**WHAT NEEDS TO BE DONE**. Examine the entries and show every line in which the word "this" is found.

Source code of charts:
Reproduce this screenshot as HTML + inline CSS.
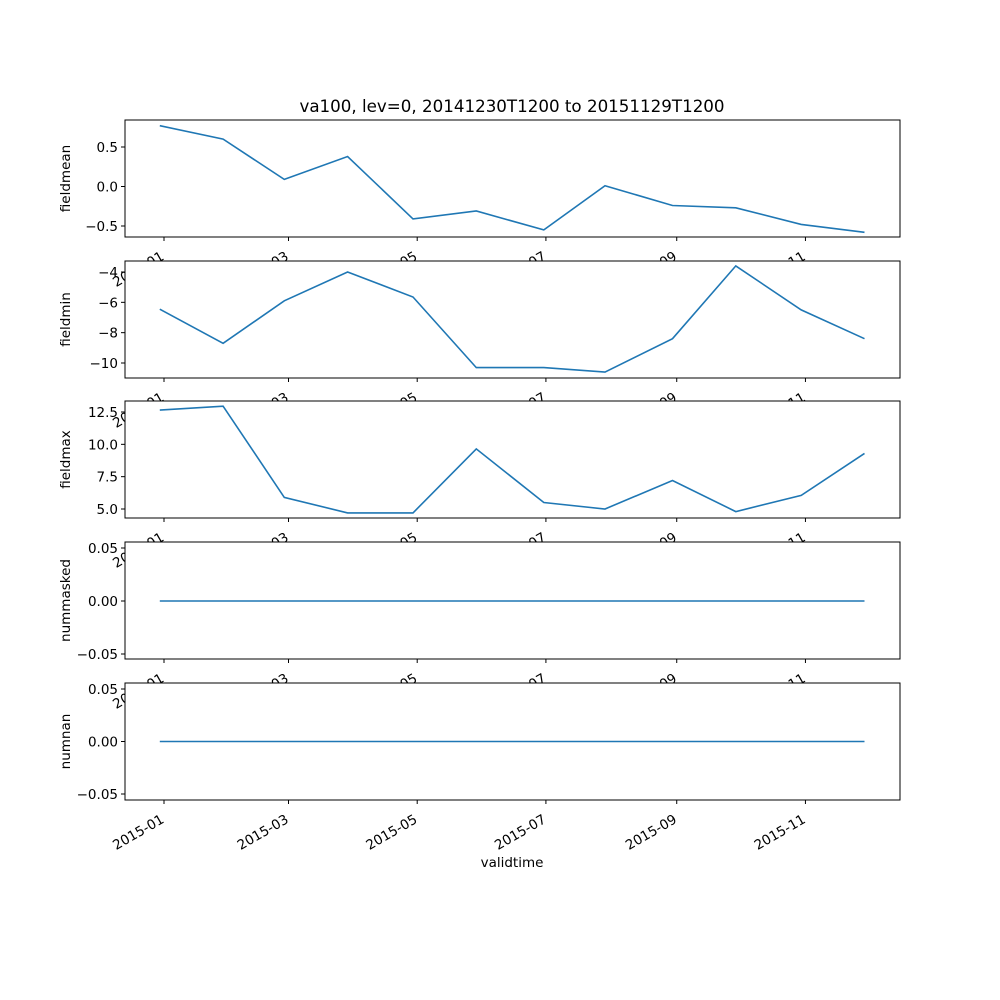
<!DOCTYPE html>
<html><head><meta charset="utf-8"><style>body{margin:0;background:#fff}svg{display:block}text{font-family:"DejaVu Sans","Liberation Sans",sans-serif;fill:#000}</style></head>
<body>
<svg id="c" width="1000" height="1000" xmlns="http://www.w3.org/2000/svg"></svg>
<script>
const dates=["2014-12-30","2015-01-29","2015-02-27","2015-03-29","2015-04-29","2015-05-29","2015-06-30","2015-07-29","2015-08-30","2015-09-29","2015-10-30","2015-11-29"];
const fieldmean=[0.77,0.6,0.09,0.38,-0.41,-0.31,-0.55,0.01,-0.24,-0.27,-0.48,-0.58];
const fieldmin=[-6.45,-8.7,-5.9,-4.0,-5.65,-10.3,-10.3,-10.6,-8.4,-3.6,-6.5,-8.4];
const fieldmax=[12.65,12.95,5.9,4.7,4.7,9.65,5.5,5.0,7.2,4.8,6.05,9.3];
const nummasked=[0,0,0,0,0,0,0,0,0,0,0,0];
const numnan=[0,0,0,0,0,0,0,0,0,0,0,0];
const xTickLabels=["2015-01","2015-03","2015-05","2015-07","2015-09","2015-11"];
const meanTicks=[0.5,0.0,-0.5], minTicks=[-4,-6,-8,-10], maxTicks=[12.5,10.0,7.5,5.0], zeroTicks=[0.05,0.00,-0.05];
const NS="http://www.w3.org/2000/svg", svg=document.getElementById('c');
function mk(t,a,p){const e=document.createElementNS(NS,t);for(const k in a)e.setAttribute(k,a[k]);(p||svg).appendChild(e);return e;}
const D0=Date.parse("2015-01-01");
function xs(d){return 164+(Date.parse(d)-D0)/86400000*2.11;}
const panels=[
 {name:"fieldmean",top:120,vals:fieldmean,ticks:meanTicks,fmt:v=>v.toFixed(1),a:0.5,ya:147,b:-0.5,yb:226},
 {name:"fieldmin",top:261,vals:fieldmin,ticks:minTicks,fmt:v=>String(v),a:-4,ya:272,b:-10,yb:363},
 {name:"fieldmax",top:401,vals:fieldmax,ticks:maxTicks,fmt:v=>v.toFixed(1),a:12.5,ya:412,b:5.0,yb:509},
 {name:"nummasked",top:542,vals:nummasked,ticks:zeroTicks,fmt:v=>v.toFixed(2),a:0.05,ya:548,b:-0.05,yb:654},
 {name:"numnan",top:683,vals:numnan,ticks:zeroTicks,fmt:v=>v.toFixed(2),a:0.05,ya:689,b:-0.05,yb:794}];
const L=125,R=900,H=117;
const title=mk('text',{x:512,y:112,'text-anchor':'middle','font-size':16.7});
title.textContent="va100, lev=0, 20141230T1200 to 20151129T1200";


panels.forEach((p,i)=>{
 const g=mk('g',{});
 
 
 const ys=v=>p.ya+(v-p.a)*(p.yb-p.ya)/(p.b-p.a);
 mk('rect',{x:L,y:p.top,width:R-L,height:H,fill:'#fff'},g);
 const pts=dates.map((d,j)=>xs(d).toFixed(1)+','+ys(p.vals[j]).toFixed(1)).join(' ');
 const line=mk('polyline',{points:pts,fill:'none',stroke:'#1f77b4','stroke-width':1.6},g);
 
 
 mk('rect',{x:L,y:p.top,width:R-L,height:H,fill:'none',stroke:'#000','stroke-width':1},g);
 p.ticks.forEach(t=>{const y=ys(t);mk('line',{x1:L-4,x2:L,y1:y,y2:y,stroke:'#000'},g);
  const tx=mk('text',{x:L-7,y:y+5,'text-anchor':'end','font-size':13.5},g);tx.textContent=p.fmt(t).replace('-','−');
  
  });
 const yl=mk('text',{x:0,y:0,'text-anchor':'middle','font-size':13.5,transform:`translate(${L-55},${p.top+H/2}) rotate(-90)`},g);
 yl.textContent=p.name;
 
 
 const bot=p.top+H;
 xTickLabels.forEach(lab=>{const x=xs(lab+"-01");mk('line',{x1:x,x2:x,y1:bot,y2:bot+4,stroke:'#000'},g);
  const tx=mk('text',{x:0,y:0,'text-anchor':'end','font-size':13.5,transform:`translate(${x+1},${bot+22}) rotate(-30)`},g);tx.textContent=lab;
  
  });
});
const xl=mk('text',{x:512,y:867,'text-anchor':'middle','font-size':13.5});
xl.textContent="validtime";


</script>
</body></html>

--

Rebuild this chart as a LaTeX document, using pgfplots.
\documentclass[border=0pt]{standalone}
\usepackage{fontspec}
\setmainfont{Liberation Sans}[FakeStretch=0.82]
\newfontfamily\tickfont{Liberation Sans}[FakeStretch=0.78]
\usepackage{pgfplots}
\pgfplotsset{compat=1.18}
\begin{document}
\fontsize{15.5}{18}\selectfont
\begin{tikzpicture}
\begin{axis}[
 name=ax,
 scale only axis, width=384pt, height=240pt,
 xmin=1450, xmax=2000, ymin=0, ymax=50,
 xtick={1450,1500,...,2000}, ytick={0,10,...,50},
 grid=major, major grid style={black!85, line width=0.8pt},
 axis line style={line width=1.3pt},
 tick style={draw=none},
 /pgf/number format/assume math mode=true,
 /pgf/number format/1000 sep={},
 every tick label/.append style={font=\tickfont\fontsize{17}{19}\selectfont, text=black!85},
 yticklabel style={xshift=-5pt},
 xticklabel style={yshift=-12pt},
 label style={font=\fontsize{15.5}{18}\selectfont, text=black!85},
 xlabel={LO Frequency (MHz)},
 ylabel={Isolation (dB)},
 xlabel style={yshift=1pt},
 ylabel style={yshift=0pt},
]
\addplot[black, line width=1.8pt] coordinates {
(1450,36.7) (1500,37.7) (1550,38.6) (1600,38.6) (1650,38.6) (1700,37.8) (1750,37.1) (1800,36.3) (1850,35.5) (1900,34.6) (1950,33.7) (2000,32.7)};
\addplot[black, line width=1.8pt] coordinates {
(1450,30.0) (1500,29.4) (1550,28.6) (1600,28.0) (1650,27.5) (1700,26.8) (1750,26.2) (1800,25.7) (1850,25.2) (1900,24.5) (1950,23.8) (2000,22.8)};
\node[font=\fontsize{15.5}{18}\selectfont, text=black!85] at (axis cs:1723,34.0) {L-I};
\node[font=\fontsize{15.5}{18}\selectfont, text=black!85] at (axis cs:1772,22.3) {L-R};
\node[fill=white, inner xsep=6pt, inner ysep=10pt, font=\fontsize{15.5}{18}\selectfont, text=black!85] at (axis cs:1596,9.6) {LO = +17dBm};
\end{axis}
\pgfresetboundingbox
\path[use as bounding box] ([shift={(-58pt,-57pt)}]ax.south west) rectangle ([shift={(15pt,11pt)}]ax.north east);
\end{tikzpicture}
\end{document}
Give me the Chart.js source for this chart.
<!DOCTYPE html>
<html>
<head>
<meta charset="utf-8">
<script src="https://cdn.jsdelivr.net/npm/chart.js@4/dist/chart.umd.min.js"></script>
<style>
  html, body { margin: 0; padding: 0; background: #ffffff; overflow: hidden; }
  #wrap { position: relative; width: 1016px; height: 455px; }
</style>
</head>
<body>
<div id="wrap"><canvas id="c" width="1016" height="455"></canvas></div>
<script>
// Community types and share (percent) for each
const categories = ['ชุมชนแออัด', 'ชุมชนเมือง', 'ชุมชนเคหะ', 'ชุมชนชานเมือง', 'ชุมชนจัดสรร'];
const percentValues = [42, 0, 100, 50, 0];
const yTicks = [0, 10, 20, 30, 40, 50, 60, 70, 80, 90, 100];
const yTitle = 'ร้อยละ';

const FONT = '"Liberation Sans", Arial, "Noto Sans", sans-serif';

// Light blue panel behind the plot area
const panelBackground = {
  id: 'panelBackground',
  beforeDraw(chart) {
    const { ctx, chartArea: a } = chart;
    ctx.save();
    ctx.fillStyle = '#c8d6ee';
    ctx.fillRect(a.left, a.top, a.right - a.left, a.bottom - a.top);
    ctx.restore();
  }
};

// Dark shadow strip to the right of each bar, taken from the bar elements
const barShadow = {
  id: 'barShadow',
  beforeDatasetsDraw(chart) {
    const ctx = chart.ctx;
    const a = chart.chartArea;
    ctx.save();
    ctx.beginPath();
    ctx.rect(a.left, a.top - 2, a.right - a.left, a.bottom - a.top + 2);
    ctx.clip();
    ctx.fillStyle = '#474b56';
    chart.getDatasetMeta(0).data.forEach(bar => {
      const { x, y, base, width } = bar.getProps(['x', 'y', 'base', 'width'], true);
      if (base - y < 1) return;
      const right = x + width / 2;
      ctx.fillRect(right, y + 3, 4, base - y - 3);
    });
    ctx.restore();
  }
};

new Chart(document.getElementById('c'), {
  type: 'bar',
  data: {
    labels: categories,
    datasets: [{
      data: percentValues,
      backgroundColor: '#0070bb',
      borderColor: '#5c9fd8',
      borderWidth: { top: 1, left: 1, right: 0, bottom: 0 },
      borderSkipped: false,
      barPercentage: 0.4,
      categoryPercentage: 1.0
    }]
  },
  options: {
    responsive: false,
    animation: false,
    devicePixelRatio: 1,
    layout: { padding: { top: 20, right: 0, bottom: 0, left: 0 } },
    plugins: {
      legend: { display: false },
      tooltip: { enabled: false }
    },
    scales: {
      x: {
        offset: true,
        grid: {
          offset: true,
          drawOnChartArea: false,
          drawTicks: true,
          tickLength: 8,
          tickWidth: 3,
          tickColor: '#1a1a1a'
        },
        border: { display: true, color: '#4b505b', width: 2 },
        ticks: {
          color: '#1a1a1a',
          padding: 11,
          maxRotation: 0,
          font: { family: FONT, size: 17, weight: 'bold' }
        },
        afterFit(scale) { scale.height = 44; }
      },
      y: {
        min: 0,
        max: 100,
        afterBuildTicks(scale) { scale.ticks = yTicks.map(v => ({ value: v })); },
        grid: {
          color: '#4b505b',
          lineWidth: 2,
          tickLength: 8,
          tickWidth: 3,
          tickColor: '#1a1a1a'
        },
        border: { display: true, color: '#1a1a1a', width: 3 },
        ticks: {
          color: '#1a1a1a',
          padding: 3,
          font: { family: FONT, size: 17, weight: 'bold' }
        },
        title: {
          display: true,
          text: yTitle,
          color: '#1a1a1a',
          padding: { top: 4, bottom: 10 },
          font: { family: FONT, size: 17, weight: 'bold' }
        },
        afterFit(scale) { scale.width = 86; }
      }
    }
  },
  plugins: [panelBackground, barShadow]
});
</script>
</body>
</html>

**SOLUTION TO THE EXERCISE**.
Reproduce this screenshot as HTML + inline CSS.
Rebuild this chart as a LaTeX document, using pgfplots.
Give me the Chart.js source for this chart.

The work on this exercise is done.